No, the law cannot give life, but Jesus came to give us His life. He said, "I am come that they might have life, and that they might have it more abundantly." (John 10:10)

Secondly, the law could not give righteousness

It could not give righteousness for the same reason it could not give life--because it could not be kept. And so Paul says:

"If righteousness comes by the law, then Christ is dead in vain." (Gal. 2:21)

If keeping the law could make us righteous before God, then the death of the Cross was the most criminal blunder ever committed, the most useless shedding of blood God ever permitted.

No, the law could not give righteousness, but what the law could not do, Christ did. Christ is the righteousness of God; and when we are saved, His righteousness is imputed to us5 so that God no longer sees us as the sinners we are by nature--but He sees us through the righteousness of His Son. (Rom. 3:21)

Thirdly, the law could not grant remission of sins

Under the law the only blood ever shed was that of animals. But listen to what Paul says regarding such sacrifices: "For it is NOT POSSIBLE that the blood of bulls and of goats should take away sins." (Heb. 10:4) In verse 11 we have this further statement, "And every priest standeth daily ministering and offering oftentimes the same sacrifices, WHICH CAN NEVER take away sins."

Perhaps you are asking the question, "Are all those who died under the law of Moses lost?" No, because when Jesus shed His blood on the cross, it reached in both directions. It reached back to the creation of man and forward to the last man who shall ever be saved within this world. (See Hebrews 9:15, Galatians 4:4-5 and Romans 3:25.)

Grace is our teacher

Since we are not under law, how does God expect us to live today? The Word of God is very clear on this point. Notice:

"This I say then, Walk in the Spirit, and ye shall not fulfill the lust of the flesh." (Gal. 5:16)
"For as many as are led by the Spirit of God, they are the sons of God." (Rom. 8:14).

According to the New Testament, born again believers are to be led by the Holy Spirit. We are not to be led by the law or by the preacher in the pulpit or by a denominational machine. We now have the Spirit of God indwelling us to convict us of things that are wrong and to comfort us when we are walking in the steps of our Lord and Master.

In Romans 8:2 we are told that the law of the Spirit of life in Christ Jesus has made us free from the law of sin and death. We are now under a higher law, a better law, a greater law--the law of the Spirit.

When we believe on Christ, we receive a new teacher--one who not only will teach us what to do, but will give us the strength to do it as well.
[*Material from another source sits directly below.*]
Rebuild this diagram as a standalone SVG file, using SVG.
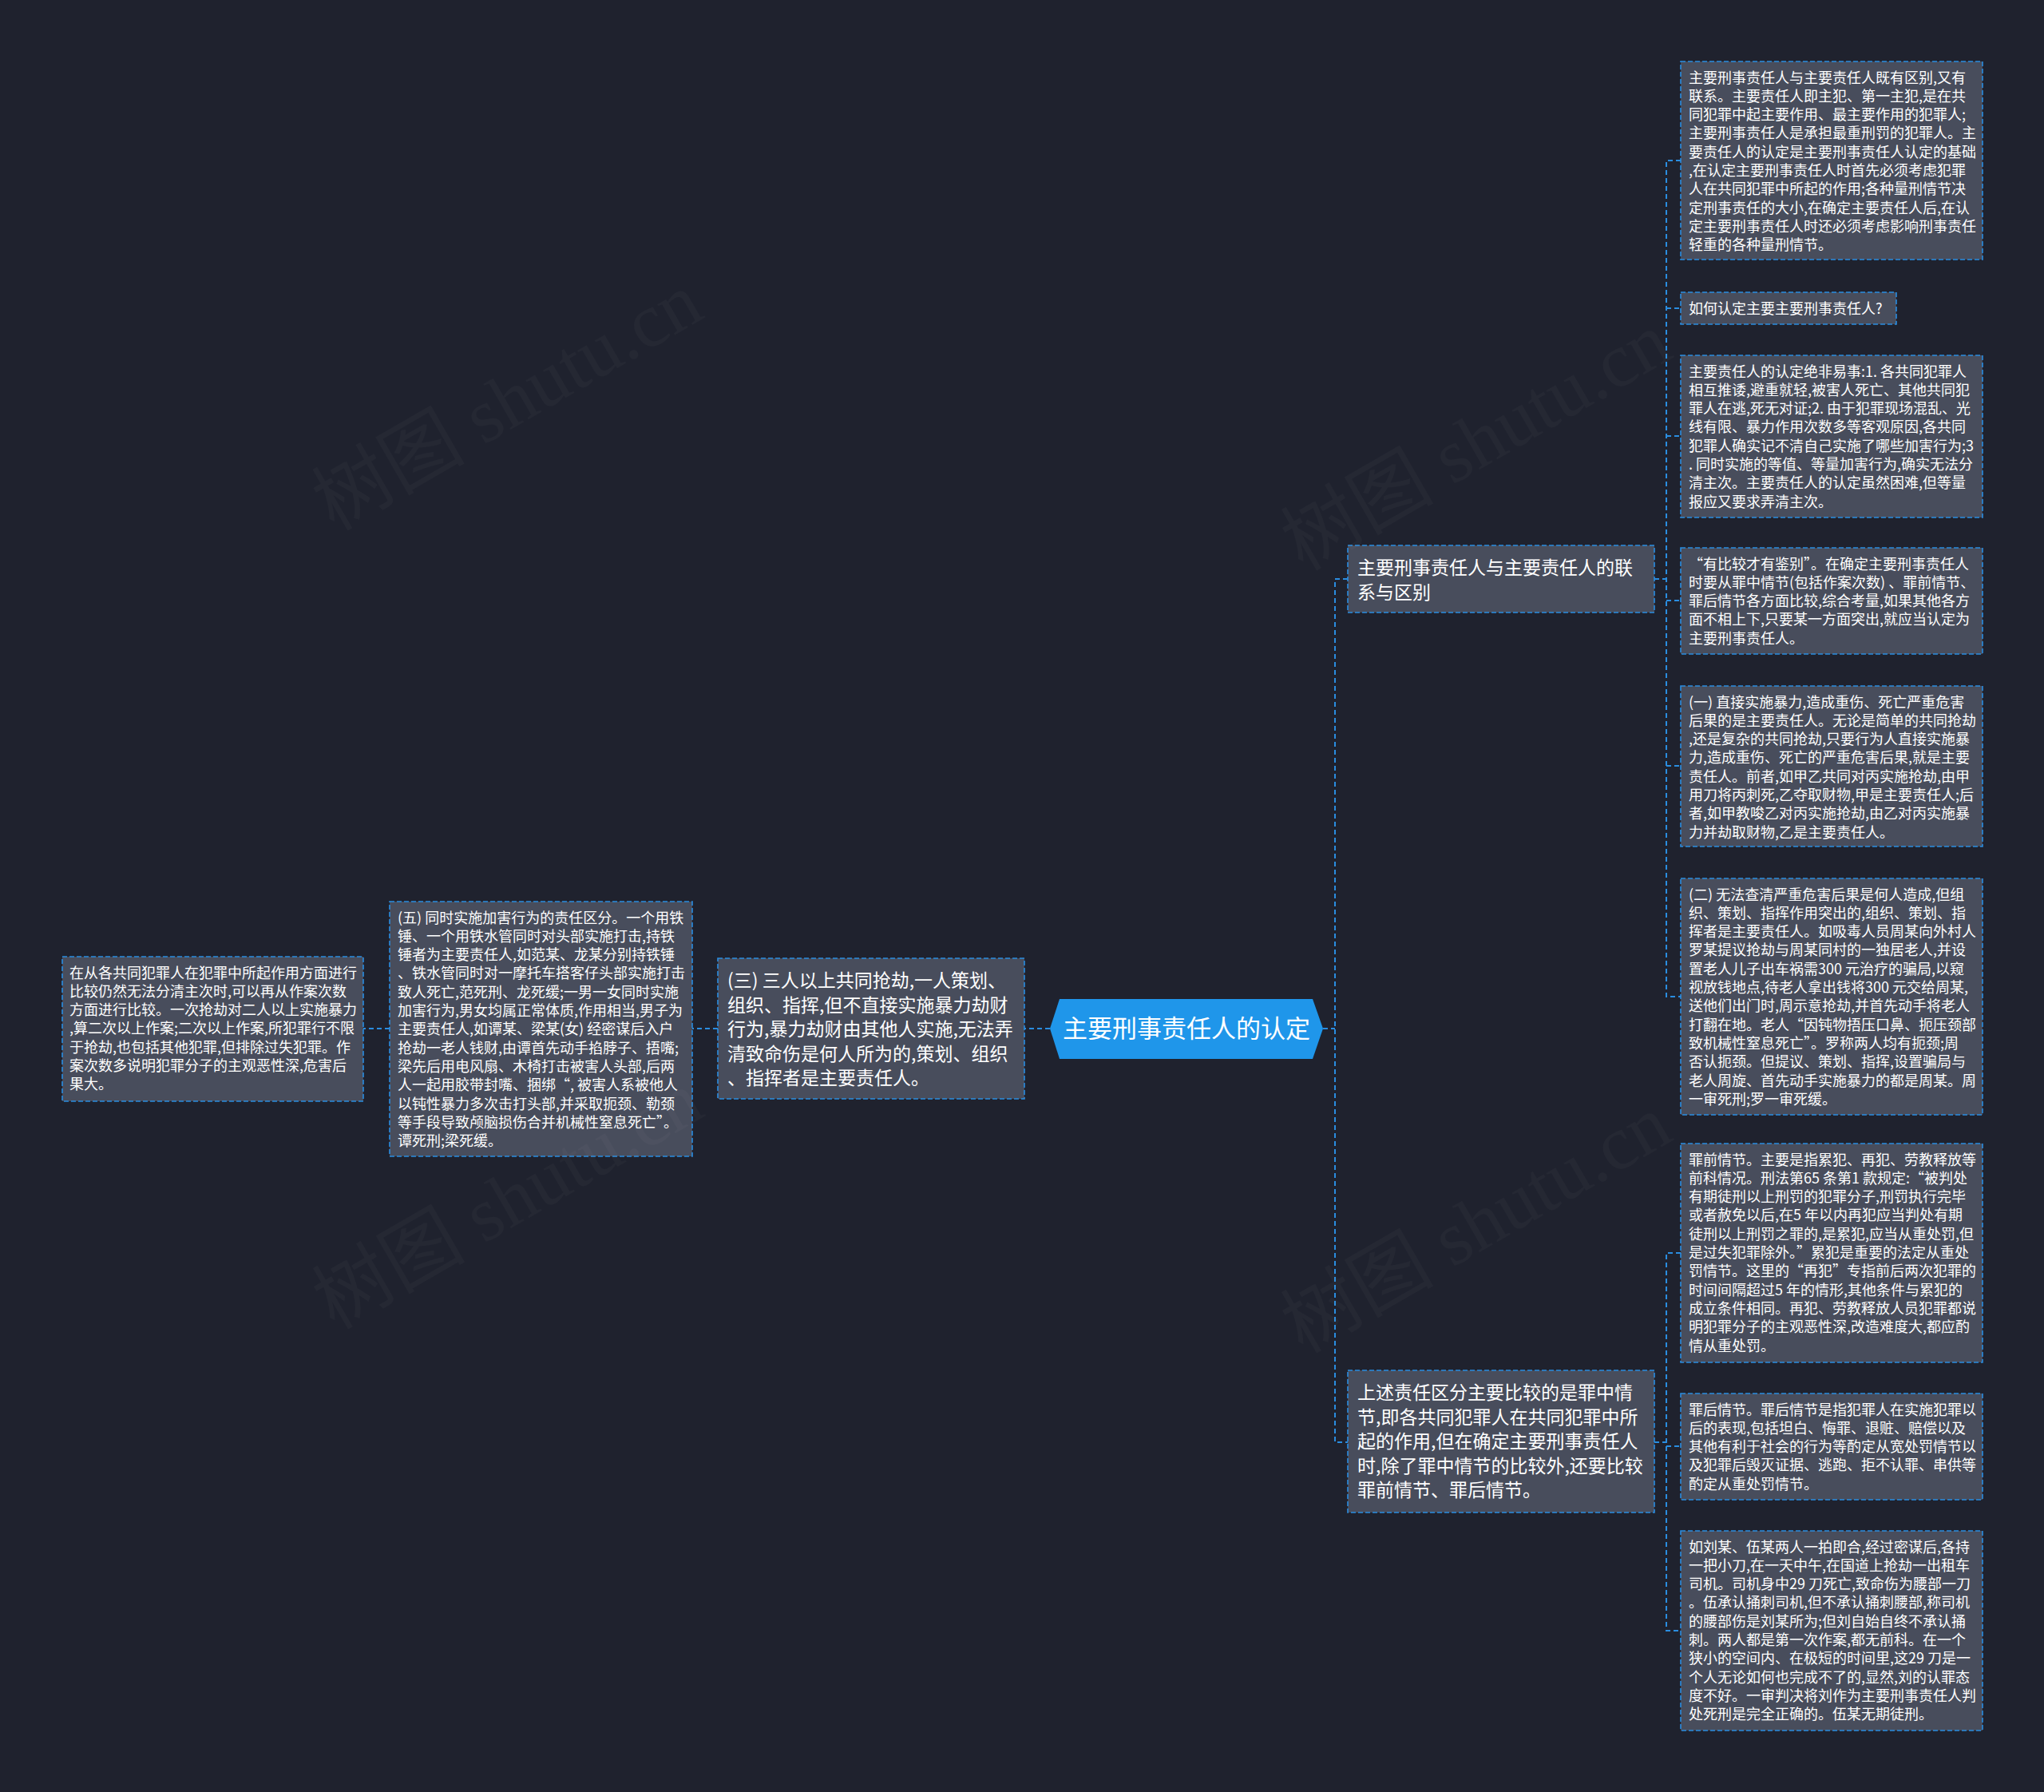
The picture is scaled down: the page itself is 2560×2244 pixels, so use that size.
<svg xmlns="http://www.w3.org/2000/svg" width="2560" height="2244" viewBox="0 0 2560 2244">
<style>
.box{fill:#484d5c;stroke:#2a8de0;stroke-width:1.6;stroke-dasharray:6 3}
.conn{fill:none;stroke:#2a8de0;stroke-width:2;stroke-dasharray:6 4}
text{font-family:"Noto Sans CJK SC","Microsoft YaHei",sans-serif;fill:#ffffff}
.s{font-size:18px}
.m{font-size:23px}
.c{font-size:31px}
text.wm{font-family:"Liberation Serif","Noto Sans CJK SC",serif;font-size:96px;fill:#ffffff;opacity:0.022}
</style>
<rect x="0" y="0" width="2560" height="2244" fill="#1f222e"/>

<g id="connectors">
<path class="conn" d="M1315,1288 H1283"/>
<path class="conn" d="M899,1288 H867"/>
<path class="conn" d="M488,1288 H455"/>
<path class="conn" d="M1657,1288 H1672"/>
<path class="conn" d="M1688,725 H1672 V1806 H1688"/>
<path class="conn" d="M2072,725 H2087"/>
<path class="conn" d="M2105,201 H2087 V1248 H2105"/>
<path class="conn" d="M2087,386 H2105"/>
<path class="conn" d="M2087,546 H2105"/>
<path class="conn" d="M2087,752 H2105"/>
<path class="conn" d="M2087,959 H2105"/>
<path class="conn" d="M2072,1806 H2087"/>
<path class="conn" d="M2105,1569 H2087 V2042 H2105"/>
<path class="conn" d="M2087,1811 H2105"/>
</g>

<g id="center">
<polygon points="1315,1288 1327,1251 1644,1251 1657,1288 1644,1326 1327,1326" fill="#1f96ea"/>
<text class="c" x="1486" y="1299" text-anchor="middle">主要刑事责任人的认定</text>
</g>

<g id="nodeA">
<rect class="box" x="1688" y="683" width="384" height="84"/>
<text class="m" x="1700" y="719.3"><tspan x="1700">主要刑事责任人与主要责任人的联</tspan><tspan x="1700" dy="30.5">系与区别</tspan></text>
</g>

<g id="nodeB">
<rect class="box" x="1688" y="1716" width="384" height="178"/>
<text class="m" x="1700" y="1752.3"><tspan x="1700">上述责任区分主要比较的是罪中情</tspan><tspan x="1700" dy="30.5">节,即各共同犯罪人在共同犯罪中所</tspan><tspan x="1700" dy="30.5">起的作用,但在确定主要刑事责任人</tspan><tspan x="1700" dy="30.5">时,除了罪中情节的比较外,还要比较</tspan><tspan x="1700" dy="30.5">罪前情节、罪后情节。</tspan></text>
</g>

<g id="node3">
<rect class="box" x="899" y="1200" width="384" height="176"/>
<text class="m" x="911" y="1236.3"><tspan x="911">(三) 三人以上共同抢劫,一人策划、</tspan><tspan x="911" dy="30.5">组织、指挥,但不直接实施暴力劫财</tspan><tspan x="911" dy="30.5">行为,暴力劫财由其他人实施,无法弄</tspan><tspan x="911" dy="30.5">清致命伤是何人所为的,策划、组织</tspan><tspan x="911" dy="30.5">、指挥者是主要责任人。</tspan></text>
</g>

<g id="node5">
<rect class="box" x="488" y="1129" width="379" height="319"/>
<text class="s" x="498" y="1155.5"><tspan x="498">(五) 同时实施加害行为的责任区分。一个用铁</tspan><tspan x="498" dy="23.3">锤、一个用铁水管同时对头部实施打击,持铁</tspan><tspan x="498" dy="23.3">锤者为主要责任人,如范某、龙某分别持铁锤</tspan><tspan x="498" dy="23.3">、铁水管同时对一摩托车搭客仔头部实施打击</tspan><tspan x="498" dy="23.3">致人死亡,范死刑、龙死缓;一男一女同时实施</tspan><tspan x="498" dy="23.3">加害行为,男女均属正常体质,作用相当,男子为</tspan><tspan x="498" dy="23.3">主要责任人,如谭某、梁某(女) 经密谋后入户</tspan><tspan x="498" dy="23.3">抢劫一老人钱财,由谭首先动手掐脖子、捂嘴;</tspan><tspan x="498" dy="23.3">梁先后用电风扇、木椅打击被害人头部,后两</tspan><tspan x="498" dy="23.3">人一起用胶带封嘴、捆绑“, 被害人系被他人</tspan><tspan x="498" dy="23.3">以钝性暴力多次击打头部,并采取扼颈、勒颈</tspan><tspan x="498" dy="23.3">等手段导致颅脑损伤合并机械性窒息死亡”。</tspan><tspan x="498" dy="23.3">谭死刑;梁死缓。</tspan></text>
</g>

<g id="nodeLeft">
<rect class="box" x="78" y="1198" width="377" height="181"/>
<text class="s" x="87" y="1224.5"><tspan x="87">在从各共同犯罪人在犯罪中所起作用方面进行</tspan><tspan x="87" dy="23.3">比较仍然无法分清主次时,可以再从作案次数</tspan><tspan x="87" dy="23.3">方面进行比较。一次抢劫对二人以上实施暴力</tspan><tspan x="87" dy="23.3">,算二次以上作案;二次以上作案,所犯罪行不限</tspan><tspan x="87" dy="23.3">于抢劫,也包括其他犯罪,但排除过失犯罪。作</tspan><tspan x="87" dy="23.3">案次数多说明犯罪分子的主观恶性深,危害后</tspan><tspan x="87" dy="23.3">果大。</tspan></text>
</g>

<g id="r1">
<rect class="box" x="2105" y="77" width="378" height="248"/>
<text class="s" x="2115" y="103.5"><tspan x="2115">主要刑事责任人与主要责任人既有区别,又有</tspan><tspan x="2115" dy="23.3">联系。主要责任人即主犯、第一主犯,是在共</tspan><tspan x="2115" dy="23.3">同犯罪中起主要作用、最主要作用的犯罪人;</tspan><tspan x="2115" dy="23.3">主要刑事责任人是承担最重刑罚的犯罪人。主</tspan><tspan x="2115" dy="23.3">要责任人的认定是主要刑事责任人认定的基础</tspan><tspan x="2115" dy="23.3">,在认定主要刑事责任人时首先必须考虑犯罪</tspan><tspan x="2115" dy="23.3">人在共同犯罪中所起的作用;各种量刑情节决</tspan><tspan x="2115" dy="23.3">定刑事责任的大小,在确定主要责任人后,在认</tspan><tspan x="2115" dy="23.3">定主要刑事责任人时还必须考虑影响刑事责任</tspan><tspan x="2115" dy="23.3">轻重的各种量刑情节。</tspan></text>
</g>

<g id="r2">
<rect class="box" x="2105" y="366" width="270" height="40"/>
<text class="s" x="2115" y="392.5">如何认定主要主要刑事责任人?</text>
</g>

<g id="r3">
<rect class="box" x="2105" y="445" width="378" height="203"/>
<text class="s" x="2115" y="471.5"><tspan x="2115">主要责任人的认定绝非易事:1. 各共同犯罪人</tspan><tspan x="2115" dy="23.3">相互推诿,避重就轻,被害人死亡、其他共同犯</tspan><tspan x="2115" dy="23.3">罪人在逃,死无对证;2. 由于犯罪现场混乱、光</tspan><tspan x="2115" dy="23.3">线有限、暴力作用次数多等客观原因,各共同</tspan><tspan x="2115" dy="23.3">犯罪人确实记不清自己实施了哪些加害行为;3</tspan><tspan x="2115" dy="23.3">. 同时实施的等值、等量加害行为,确实无法分</tspan><tspan x="2115" dy="23.3">清主次。主要责任人的认定虽然困难,但等量</tspan><tspan x="2115" dy="23.3">报应又要求弄清主次。</tspan></text>
</g>

<g id="r4">
<rect class="box" x="2105" y="686" width="378" height="133"/>
<text class="s" x="2115" y="712.5"><tspan x="2115">“有比较才有鉴别”。在确定主要刑事责任人</tspan><tspan x="2115" dy="23.3">时要从罪中情节(包括作案次数) 、罪前情节、</tspan><tspan x="2115" dy="23.3">罪后情节各方面比较,综合考量,如果其他各方</tspan><tspan x="2115" dy="23.3">面不相上下,只要某一方面突出,就应当认定为</tspan><tspan x="2115" dy="23.3">主要刑事责任人。</tspan></text>
</g>

<g id="r5">
<rect class="box" x="2105" y="859" width="378" height="201"/>
<text class="s" x="2115" y="885.5"><tspan x="2115">(一) 直接实施暴力,造成重伤、死亡严重危害</tspan><tspan x="2115" dy="23.3">后果的是主要责任人。无论是简单的共同抢劫</tspan><tspan x="2115" dy="23.3">,还是复杂的共同抢劫,只要行为人直接实施暴</tspan><tspan x="2115" dy="23.3">力,造成重伤、死亡的严重危害后果,就是主要</tspan><tspan x="2115" dy="23.3">责任人。前者,如甲乙共同对丙实施抢劫,由甲</tspan><tspan x="2115" dy="23.3">用刀将丙刺死,乙夺取财物,甲是主要责任人;后</tspan><tspan x="2115" dy="23.3">者,如甲教唆乙对丙实施抢劫,由乙对丙实施暴</tspan><tspan x="2115" dy="23.3">力并劫取财物,乙是主要责任人。</tspan></text>
</g>

<g id="r6">
<rect class="box" x="2105" y="1100" width="378" height="296"/>
<text class="s" x="2115" y="1126.5"><tspan x="2115">(二) 无法查清严重危害后果是何人造成,但组</tspan><tspan x="2115" dy="23.3">织、策划、指挥作用突出的,组织、策划、指</tspan><tspan x="2115" dy="23.3">挥者是主要责任人。如吸毒人员周某向外村人</tspan><tspan x="2115" dy="23.3">罗某提议抢劫与周某同村的一独居老人,并设</tspan><tspan x="2115" dy="23.3">置老人儿子出车祸需300 元治疗的骗局,以窥</tspan><tspan x="2115" dy="23.3">视放钱地点,待老人拿出钱将300 元交给周某,</tspan><tspan x="2115" dy="23.3">送他们出门时,周示意抢劫,并首先动手将老人</tspan><tspan x="2115" dy="23.3">打翻在地。老人“因钝物捂压口鼻、扼压颈部</tspan><tspan x="2115" dy="23.3">致机械性窒息死亡”。罗称两人均有扼颈;周</tspan><tspan x="2115" dy="23.3">否认扼颈。但提议、策划、指挥,设置骗局与</tspan><tspan x="2115" dy="23.3">老人周旋、首先动手实施暴力的都是周某。周</tspan><tspan x="2115" dy="23.3">一审死刑;罗一审死缓。</tspan></text>
</g>

<g id="r7">
<rect class="box" x="2105" y="1432" width="378" height="274"/>
<text class="s" x="2115" y="1458.5"><tspan x="2115">罪前情节。主要是指累犯、再犯、劳教释放等</tspan><tspan x="2115" dy="23.3">前科情况。刑法第65 条第1 款规定:“被判处</tspan><tspan x="2115" dy="23.3">有期徒刑以上刑罚的犯罪分子,刑罚执行完毕</tspan><tspan x="2115" dy="23.3">或者赦免以后,在5 年以内再犯应当判处有期</tspan><tspan x="2115" dy="23.3">徒刑以上刑罚之罪的,是累犯,应当从重处罚,但</tspan><tspan x="2115" dy="23.3">是过失犯罪除外。”累犯是重要的法定从重处</tspan><tspan x="2115" dy="23.3">罚情节。这里的“再犯”专指前后两次犯罪的</tspan><tspan x="2115" dy="23.3">时间间隔超过5 年的情形,其他条件与累犯的</tspan><tspan x="2115" dy="23.3">成立条件相同。再犯、劳教释放人员犯罪都说</tspan><tspan x="2115" dy="23.3">明犯罪分子的主观恶性深,改造难度大,都应酌</tspan><tspan x="2115" dy="23.3">情从重处罚。</tspan></text>
</g>

<g id="r8">
<rect class="box" x="2105" y="1745" width="378" height="133"/>
<text class="s" x="2115" y="1771.5"><tspan x="2115">罪后情节。罪后情节是指犯罪人在实施犯罪以</tspan><tspan x="2115" dy="23.3">后的表现,包括坦白、悔罪、退赃、赔偿以及</tspan><tspan x="2115" dy="23.3">其他有利于社会的行为等酌定从宽处罚情节以</tspan><tspan x="2115" dy="23.3">及犯罪后毁灭证据、逃跑、拒不认罪、串供等</tspan><tspan x="2115" dy="23.3">酌定从重处罚情节。</tspan></text>
</g>

<g id="r9">
<rect class="box" x="2105" y="1917" width="378" height="250"/>
<text class="s" x="2115" y="1943.5"><tspan x="2115">如刘某、伍某两人一拍即合,经过密谋后,各持</tspan><tspan x="2115" dy="23.3">一把小刀,在一天中午,在国道上抢劫一出租车</tspan><tspan x="2115" dy="23.3">司机。司机身中29 刀死亡,致命伤为腰部一刀</tspan><tspan x="2115" dy="23.3">。伍承认捅刺司机,但不承认捅刺腰部,称司机</tspan><tspan x="2115" dy="23.3">的腰部伤是刘某所为;但刘自始自终不承认捅</tspan><tspan x="2115" dy="23.3">刺。两人都是第一次作案,都无前科。在一个</tspan><tspan x="2115" dy="23.3">狭小的空间内、在极短的时间里,这29 刀是一</tspan><tspan x="2115" dy="23.3">个人无论如何也完成不了的,显然,刘的认罪态</tspan><tspan x="2115" dy="23.3">度不好。一审判决将刘作为主要刑事责任人判</tspan><tspan x="2115" dy="23.3">处死刑是完全正确的。伍某无期徒刑。</tspan></text>
</g>

<g id="watermarks">
<text class="wm" x="637" y="535" text-anchor="middle" transform="rotate(-30 637 506)">树图 shutu.cn</text>
<text class="wm" x="1850" y="585" text-anchor="middle" transform="rotate(-30 1850 555)">树图 shutu.cn</text>
<text class="wm" x="637" y="1535" text-anchor="middle" transform="rotate(-30 637 1505)">树图 shutu.cn</text>
<text class="wm" x="1850" y="1565" text-anchor="middle" transform="rotate(-30 1850 1535)">树图 shutu.cn</text>
</g>
</svg>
Listen to these Scriptures:

"For the grace of God that bringeth salvation hath appeared to all men, Teaching us that, denying ungodliness and worldly lusts, we should live soberly, righteously, and godly, in this present world." (Titus 2:11-12)

Here we are told very plainly that God's grace is now our teacher. It says, "For the grace of God that brings salvation teaches us." It doesn't say, "The law of Moses that brings salvation teaches us." No! No! It says, "THE GRACE OF GOD...TEACHES US."

The law is not the rule of life for the Christian. The law served until the coming of Christ. When Christ came and was made a curse for us, He redeemed us from the law; so today we have a new teacher--GRACE!

It is the grace of God that teaches us to deny ungodliness and worldly lusts. It is the grace of God that teaches us to live soberly and righteously and godly. The law was Israel's schoolmaster, but "Grace" has become our teacher. Oh, how I praise God for that day when He delivered me from the thunderings of the law and put me under His marvelous, matchless grace.

Beloved, if you want to be saved, do not trust in yourself to keep the law. The Lord Jesus Christ has already kept it to the letter and fulfilled it for you. He cried out at Calvary, "IT IS FINISHED!" And the work of redemption was finished. There is absolutely nothing that you can do, except acknowledge your lost condition and ask Him to save you. In His marvelous grace He will save you, for He has said, "Whosoever will may come." Won't you come to Him right now?

~By former member of Worldwide Church of God
November 16, 2006

 

"...testifying that this is the true grace of God wherein ye stand." ~I Peter 5:12

 

Footnotes by ESN:

1 The Law consisted of 613 points of law: the "Written Law" given on two tablets of stone (10 commandments) and the "Oral Law" consisting of 603 commandments. All is considered the Mosaic Law. Also see: Doesn't keeping the Ten Commandments play a part in salvation? (Q&A)

2 Herbert Armstrong's reason for Israel not keeping the Law was because they didn't have the Holy Spirit, but since the Holy Spirit has been given today, we can now "keep the Law." There is no where in the N.T. where it says this. Read: What does the Holy Spirit Do in The Believer's Life Today?

3 The word translated "end" is telos in the Greek. It stands in the emphatic first position in the Greek sentence and means that Christ is the Purpose and Goal of the Law, the Object to which the Law pointed. Christ, who was sinless, fulfilled all of the Law (Matt. 5:17-18) by keeping it perfectly.

4 That yoke has been taken away in Christ. (See Matthew 11:28-30; Galatians 5:1) What the Law could not do, God did through His Son.